More importantly, this approach embeds public authority into the technological architecture of payments and settlements, expressed in code, protocols, and governance rules. Monetary sovereignty, in this context, becomes infrastructural: it is exercised through the design and control of systems that support cross-border financial flows.
For EMEs, this represents a strategic opportunity. By reducing dependence on dollar-based infrastructure and enabling settlement in local currencies, multi-CBDC platforms and a standardised protocol linking domestic instant payment systems provide a pathway, albeit still limited, to expand the external dimension of monetary sovereignty.
To be sure, these developments do not signal the end of dollar dominance. The structural foundations of today’s US-led system, from deep and liquid domestic financial markets to strong network effects and global demand for dollar-denominated assets, are robust. The rapid expansion of dollar-backed stablecoins may even reinforce this dominance in the digital realm.
But a more fragmented and contested landscape is emerging. The new initiatives are reconfiguring the existing system at the margins: creating alternative channels, redistributing power (albeit to a limited degree), and, above all, demonstrating that infrastructure, not currency, is the primary terrain of monetary competition.

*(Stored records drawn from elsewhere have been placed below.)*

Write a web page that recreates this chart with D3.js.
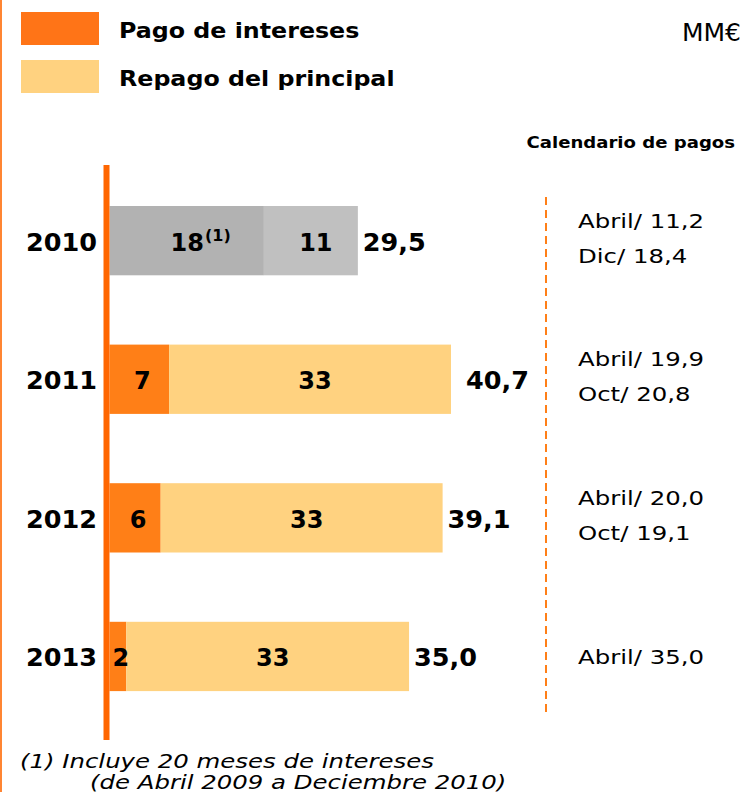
<!DOCTYPE html>
<meta charset="utf-8">
<script src="https://d3js.org/d3.v7.min.js"></script>
<style>
  body { margin: 0; background: #fff; }
  text { font-family: "DejaVu Sans", Verdana, sans-serif; fill: #000; }
</style>
<div id="chart"></div>
<script>

// data (MM€)
var years = ["2010", "2011", "2012", "2013"];
var interest = [18.4, 7.1, 6.1, 2.0];
var principal = [11.2, 33.6, 33.6, 33.7];
var interestLabels = ["18", "7", "6", "2"];
var principalLabels = ["11", "33", "33", "33"];
var totalLabels = ["29,5", "40,7", "39,1", "35,0"];
var schedule = [
  ["Abril/ 11,2", "Dic/ 18,4"],
  ["Abril/ 19,9", "Oct/ 20,8"],
  ["Abril/ 20,0", "Oct/ 19,1"],
  ["Abril/ 35,0"]
];

var width = 744, height = 792;

var svg = d3.select("#chart")
  .append("svg")
    .attr("width", width)
    .attr("height", height);

// text stretched horizontally like the original slide
function label(x, y, sx) {
  return svg.append("text")
    .attr("transform", "translate(" + x + "," + y + ") scale(" + sx + ",1)");
}

// thin orange border on the left
svg.append("rect")
  .attr("x", 0).attr("y", 0)
  .attr("width", 2).attr("height", height)
  .attr("fill", "#ff8533");

// legend
var legend = [
  {label: "Pago de intereses", color: "#ff7417"},
  {label: "Repago del principal", color: "#ffd280"}
];
legend.forEach(function(d, i) {
  svg.append("rect")
    .attr("x", 21).attr("y", 12 + i * 48)
    .attr("width", 78).attr("height", 33)
    .attr("fill", d.color);
  label(119, 38 + i * 48, 1.08)
    .attr("font-size", 22).attr("font-weight", "bold")
    .text(d.label);
});

svg.append("text")
  .attr("x", 741).attr("y", 41)
  .attr("text-anchor", "end")
  .attr("font-size", 25)
  .text("MM€");

label(735, 148, 1.13)
  .attr("text-anchor", "end")
  .attr("font-size", 16).attr("font-weight", "bold")
  .text("Calendario de pagos");

// scales
var x = d3.scaleLinear()
  .domain([0, 40.7])
  .range([109.5, 451]);

var y = d3.scaleBand()
  .domain(years)
  .range([136.7, 760.4])
  .paddingInner(0.5)
  .paddingOuter(0.5);

var rows = years.map(function(yr, i) {
  return {year: yr, i: i, a: interest[i], b: principal[i]};
});

var segA = ["#b2b2b2", "#ff7f17", "#ff7f17", "#ff7f17"];
var segB = ["#c0c0c0", "#ffd280", "#ffd280", "#ffd280"];

// interest segment
svg.selectAll(".segA")
  .data(rows)
  .enter().append("rect")
    .attr("x", x(0))
    .attr("y", function(d) { return y(d.year) })
    .attr("width", function(d) { return x(d.a) - x(0) })
    .attr("height", y.bandwidth())
    .attr("fill", function(d) { return segA[d.i] });

// principal segment
svg.selectAll(".segB")
  .data(rows)
  .enter().append("rect")
    .attr("x", function(d) { return x(d.a) })
    .attr("y", function(d) { return y(d.year) })
    .attr("width", function(d) { return x(d.a + d.b) - x(d.a) })
    .attr("height", y.bandwidth())
    .attr("fill", function(d) { return segB[d.i] });

// vertical axis line
svg.append("rect")
  .attr("x", 103.5).attr("y", 165)
  .attr("width", 6).attr("height", 575)
  .attr("fill", "#ff6600");

var mid = function(d) { return y(d.year) + y.bandwidth() / 2 };

// year labels
svg.selectAll(".year")
  .data(rows)
  .enter().append("text")
    .attr("x", 97)
    .attr("y", function(d) { return mid(d) + 10 })
    .attr("text-anchor", "end")
    .attr("font-size", 25.5).attr("font-weight", "bold")
    .text(function(d) { return d.year });

// segment labels
var la = svg.selectAll(".la")
  .data(rows)
  .enter().append("text")
    .attr("x", function(d) { return (x(0) + x(d.a)) / 2 + (d.i == 0 ? 14 : 3) })
    .attr("y", function(d) { return mid(d) + 10 })
    .attr("text-anchor", "middle")
    .attr("font-size", 24).attr("font-weight", "bold");
la.append("tspan").text(function(d) { return interestLabels[d.i] });
la.filter(function(d) { return d.i == 0 })
  .append("tspan")
    .attr("font-size", 16)
    .attr("dx", 1)
    .attr("dy", -10)
    .text("(1)");

svg.selectAll(".lb")
  .data(rows)
  .enter().append("text")
    .attr("x", function(d) { return (x(d.a) + x(d.a + d.b)) / 2 + 5 })
    .attr("y", function(d) { return mid(d) + 10 })
    .attr("text-anchor", "middle")
    .attr("font-size", 24).attr("font-weight", "bold")
    .text(function(d) { return principalLabels[d.i] });

// totals
svg.selectAll(".total")
  .data(rows)
  .enter().append("text")
    .attr("x", function(d) { return x(d.a + d.b) + (d.i == 1 ? 15 : 5) })
    .attr("y", function(d) { return mid(d) + 10 })
    .attr("font-size", 25.5).attr("font-weight", "bold")
    .text(function(d) { return totalLabels[d.i] });

// dashed divider
svg.append("line")
  .attr("x1", 546).attr("x2", 546)
  .attr("y1", 197).attr("y2", 716)
  .attr("stroke", "#ff7f17")
  .attr("stroke-width", 2)
  .attr("stroke-dasharray", "8,5");

// payment calendar
rows.forEach(function(d) {
  var lines = schedule[d.i];
  lines.forEach(function(t, j) {
    var off = lines.length == 1 ? 8 : (j == 0 ? -13 : 22);
    label(578, mid(d) + off, 1.22)
      .attr("font-size", 20)
      .text(t);
  });
});

// footnote
label(20, 768, 1.22)
  .attr("font-size", 20).attr("font-style", "italic")
  .text("(1) Incluye 20 meses de intereses");
label(90, 789, 1.22)
  .attr("font-size", 20).attr("font-style", "italic")
  .text("(de Abril 2009 a Deciembre 2010)");

</script>
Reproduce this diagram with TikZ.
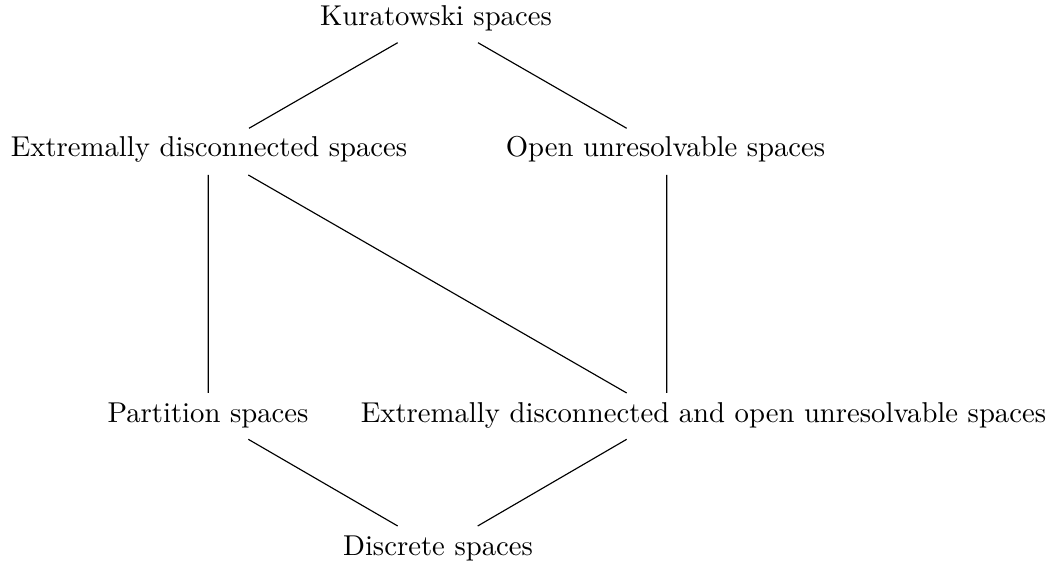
\documentclass[tikz,border=0pt]{standalone}
\begin{document}
\begin{tikzpicture}[x=0.3484pt,y=-0.3484pt,
  lbl/.style={inner sep=0pt,anchor=base},
  edge/.style={line width=0.4pt}]
\useasboundingbox (0,0) rectangle (1057,565);
\node[lbl] (k) at (436,26) {Kuratowski spaces};
\node[lbl] (eds) at (209,156.7) {Extremally disconnected spaces};
\node[lbl] (ous) at (665.5,156.7) {Open unresolvable spaces};
\node[lbl] (ps) at (208,423) {Partition spaces};
\node[lbl] (edou) at (703.5,423) {Extremally disconnected and open unresolvable spaces};
\node[lbl] (ds) at (438,556) {Discrete spaces};
\draw[edge] ([shift={(-38.3,16.7)}]k.base) -- ([shift={(40,-28.4)}]eds.base);
\draw[edge] ([shift={(42,16.7)}]k.base) -- ([shift={(-38.8,-28.4)}]ous.base);
\draw[edge] ([shift={(-0.7,18.3)}]eds.base) -- ([shift={(0.3,-30)}]ps.base);
\draw[edge] ([shift={(39.3,18.3)}]eds.base) -- ([shift={(-76.8,-30)}]edou.base);
\draw[edge] ([shift={(1.2,18.3)}]ous.base) -- ([shift={(-36.8,-30)}]edou.base);
\draw[edge] ([shift={(40.3,16.3)}]ps.base) -- ([shift={(-40.3,-30)}]ds.base);
\draw[edge] ([shift={(-76.8,16.3)}]edou.base) -- ([shift={(39.7,-30)}]ds.base);
\end{tikzpicture}
\end{document}
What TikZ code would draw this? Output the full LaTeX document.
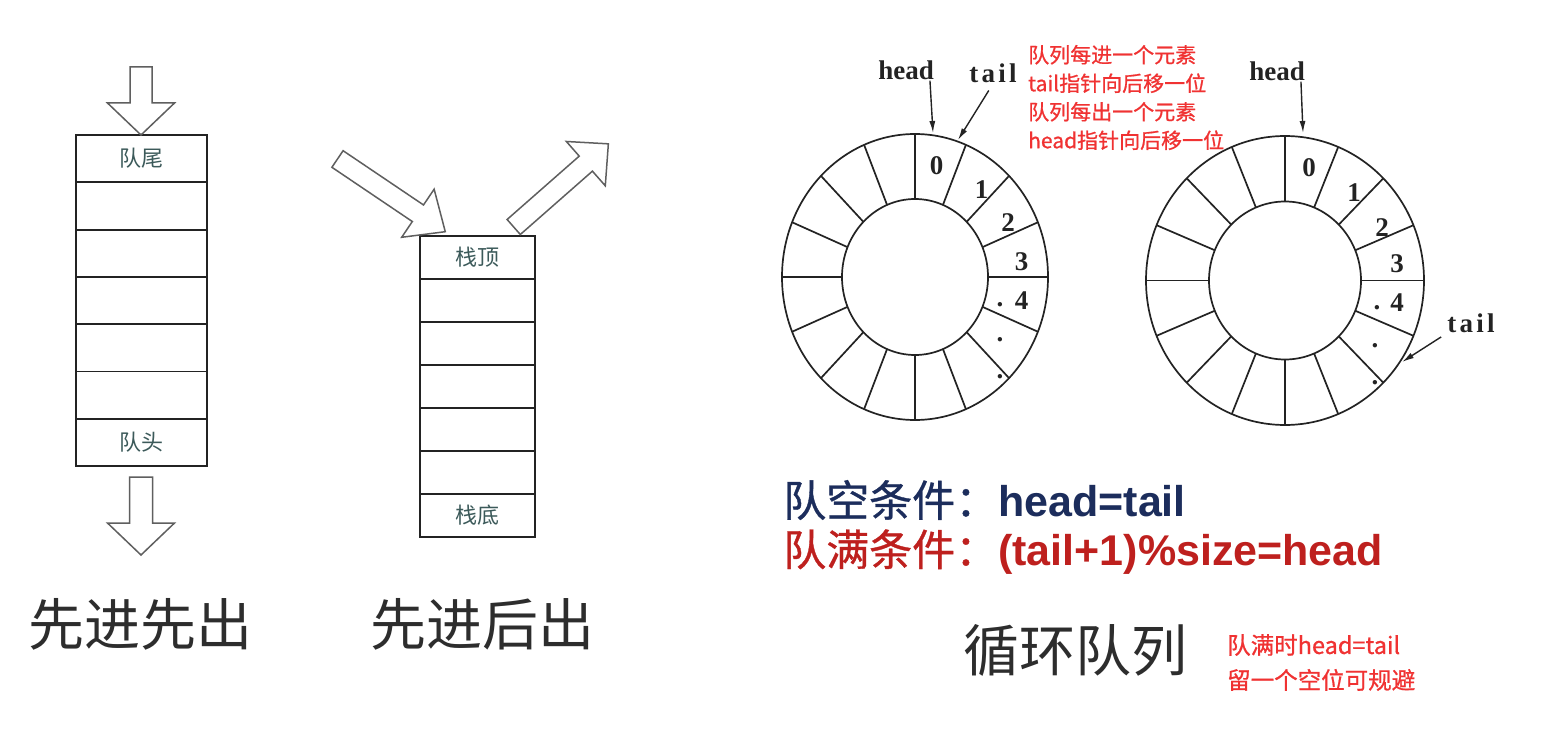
\documentclass[tikz,border=0pt]{standalone}
\usepackage{fontspec}
\setmainfont{Liberation Serif}
\newfontfamily\cjk{Noto Sans CJK SC}
\newfontfamily\cjkb{Noto Sans CJK SC}[FakeBold=0.8]
\newfontfamily\arial{Liberation Sans}
\newfontfamily\spacedserif{Liberation Serif}[LetterSpace=12]
\usetikzlibrary{arrows.meta}
\definecolor{linec}{RGB}{35,35,35}
\definecolor{arrc}{RGB}{95,95,95}
\definecolor{labc}{RGB}{60,90,90}
\definecolor{notered}{RGB}{240,50,50}
\definecolor{navy}{RGB}{28,45,92}
\definecolor{darkred}{RGB}{190,32,30}
\definecolor{titlec}{RGB}{45,45,45}
\tikzset{
  blockarrow/.style={draw=arrc, fill=white, line width=1.5pt, line join=miter},
  qcell/.style={draw=linec, line width=1.9pt, minimum width=131pt, minimum height=47.3pt, inner sep=0pt, text=labc, font=\cjk\fontsize{22}{22}\selectfont},
  scell/.style={draw=linec, line width=1.9pt, minimum width=115pt, minimum height=43pt, inner sep=0pt, text=labc, font=\cjk\fontsize{22}{22}\selectfont},
  ringline/.style={draw=linec, line width=1.7pt},
  num/.style={inner sep=0pt, text=linec, font=\bfseries\fontsize{27}{27}\selectfont},
  dotlbl/.style={inner sep=0pt, anchor=base, text=linec, font=\bfseries\fontsize{27}{27}\selectfont},
  ptrlbl/.style={inner sep=1pt, text=linec, font=\bfseries\fontsize{27}{27}\selectfont},
  taillbl/.style={inner sep=1pt, text=linec, font=\spacedserif\bfseries\fontsize{27}{27}\selectfont},
  ptr/.style={draw=linec, line width=1.4pt, -{Latex[length=12pt,width=6pt]}},
  title/.style={inner sep=0pt, text=titlec, font=\cjk\fontsize{56}{56}\selectfont},
  note/.style={inner sep=0pt, anchor=west, align=left, text=notered},
  cond/.style={inner sep=0pt, anchor=west}
}
\newcommand\blockarr[6]{%
  \begin{scope}[shift={#1},rotate=#2]
    \draw[blockarrow] (0,-#4) -- ({#3-#6},-#4) -- ({#3-#6},-#5) -- (#3,0) -- ({#3-#6},#5) -- ({#3-#6},#4) -- (0,#4) -- cycle;
  \end{scope}}
\begin{document}
\begin{tikzpicture}[x=1pt,y=-1pt]
\useasboundingbox[fill=white] (0,0) rectangle (1561,730);

% ---------------- queue (FIFO)
\foreach \i in {1,...,7} {
  \node[qcell] (q\i) at (141.5,{135+47.3*(\i-0.5)}) {};
}
\node[text=labc, font=\cjk\fontsize{22}{22}\selectfont] (qtail) at (q1) {队尾};
\node[text=labc, font=\cjk\fontsize{22}{22}\selectfont] (qhead) at (q7) {队头};
\blockarr{(141,67)}{-90}{68}{11}{33.5}{32}
\blockarr{(141,477)}{-90}{78}{11.5}{33.5}{32}
\node[title] (t1) at (140,624) {先进先出};

% ---------------- stack (FILO)
\foreach \i in {1,...,7} {
  \node[scell] (s\i) at (477.5,{236+43*(\i-0.5)}) {};
}
\node[text=labc, font=\cjk\fontsize{22}{22}\selectfont] (stop) at (s1) {栈顶};
\node[text=labc, font=\cjk\fontsize{22}{22}\selectfont] (sbot) at (s7) {栈底};
\blockarr{(337.5,159)}{-34}{130}{10}{29}{33}
\blockarr{(513.7,227)}{41.3}{126}{10}{29.5}{30}
\node[title] (t2) at (482,624) {先进后出};

% ---------------- ring 1
\begin{scope}[shift={(915,277)}]
  \draw[ringline] (0,0) ellipse [x radius=133pt, y radius=143pt];
  \draw[ringline] (0,0) ellipse [x radius=73pt, y radius=78pt];
  \foreach \a in {0,22.5,...,337.5}
    \draw[ringline] (\a:73pt and 78pt) -- (\a:133pt and 143pt);
\end{scope}
\node[num] (a0) at (936.7,166) {0};
\node[num] (a1) at (981.7,190) {1};
\node[num] (a2) at (1008,223) {2};
\node[num] (a3) at (1021.7,262) {3};
\node[num] (a4) at (1021.7,301) {4};
\node[dotlbl] (ad1) at (1000,306) {.};
\node[dotlbl] (ad2) at (1000,341) {.};
\node[dotlbl] (ad3) at (1000,378) {.};
\node[ptrlbl] (h1) at (906,70) {head};
\node[taillbl] (tl1) at (993,73) {tail};
\coordinate (h1t) at (933,133);
\coordinate (t1t) at (958,140);
\draw[ptr] ([xshift=-5pt]h1.south east) -- (h1t);
\draw[ptr, shorten <=8pt] (tl1.south) -- (t1t);

% ---------------- ring 2
\begin{scope}[shift={(1285,280.5)}]
  \draw[ringline] (0,0) ellipse [x radius=139pt, y radius=144.5pt];
  \draw[ringline] (0,0) ellipse [x radius=76pt, y radius=79pt];
  \foreach \a in {0,22.5,...,337.5}
    \draw[ringline] (\a:76pt and 79pt) -- (\a:139pt and 144.5pt);
\end{scope}
\node[num] (b0) at (1309,168) {0};
\node[num] (b1) at (1354,193) {1};
\node[num] (b2) at (1382,228) {2};
\node[num] (b3) at (1397,264) {3};
\node[num] (b4) at (1397,303) {4};
\node[dotlbl] (bd1) at (1377,309) {.};
\node[dotlbl] (bd2) at (1375,347) {.};
\node[dotlbl] (bd3) at (1375,384) {.};
\node[ptrlbl] (h2) at (1277,71) {head};
\node[taillbl] (tl2) at (1471,323) {tail};
\coordinate (h2t) at (1303,133);
\coordinate (t2t) at (1402,362);
\draw[ptr] ([xshift=-5pt]h2.south east) -- (h2t);
\draw[ptr, shorten <=6pt] (tl2.south west) -- (t2t);

% ---------------- notes
\node[note, font=\cjkb\fontsize{21}{28.5}\selectfont] (n1) at (1028,97.5)
  {队列每进一个元素\\tail指针向后移一位\\队列每出一个元素\\head指针向后移一位};
\node[cond, text=navy] (c1) at (783,500)
  {\cjkb\fontsize{43}{43}\selectfont 队空条件：\arial\bfseries head=tail};
\node[cond, text=darkred] (c2) at (783,552)
  {\cjkb\fontsize{43}{43}\selectfont 队满条件：\arial\bfseries (tail+1)\%size=head};
\node[title] (t3) at (1075,650) {循环队列};
\node[note, font=\cjkb\fontsize{23.5}{35}\selectfont] (n2) at (1227,662.5)
  {队满时head=tail\\留一个空位可规避};
\end{tikzpicture}
\end{document}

This evolution has two important implications. First, future conflicts in the international monetary system are likely to center on standards, platforms, and data governance rather than exchange rates or reserve currencies. Second, EMEs are no longer merely passive recipients of global financial standards; they are becoming drivers of institutional and technological innovation.
In this context, the central question is no longer who issues money, but who designs and governs the infrastructure through which it moves. The answer will not be determined by technological efficiency alone. It will be shaped by law, institutional choices, and geopolitical strategy—and will ultimately define the future distribution of monetary power.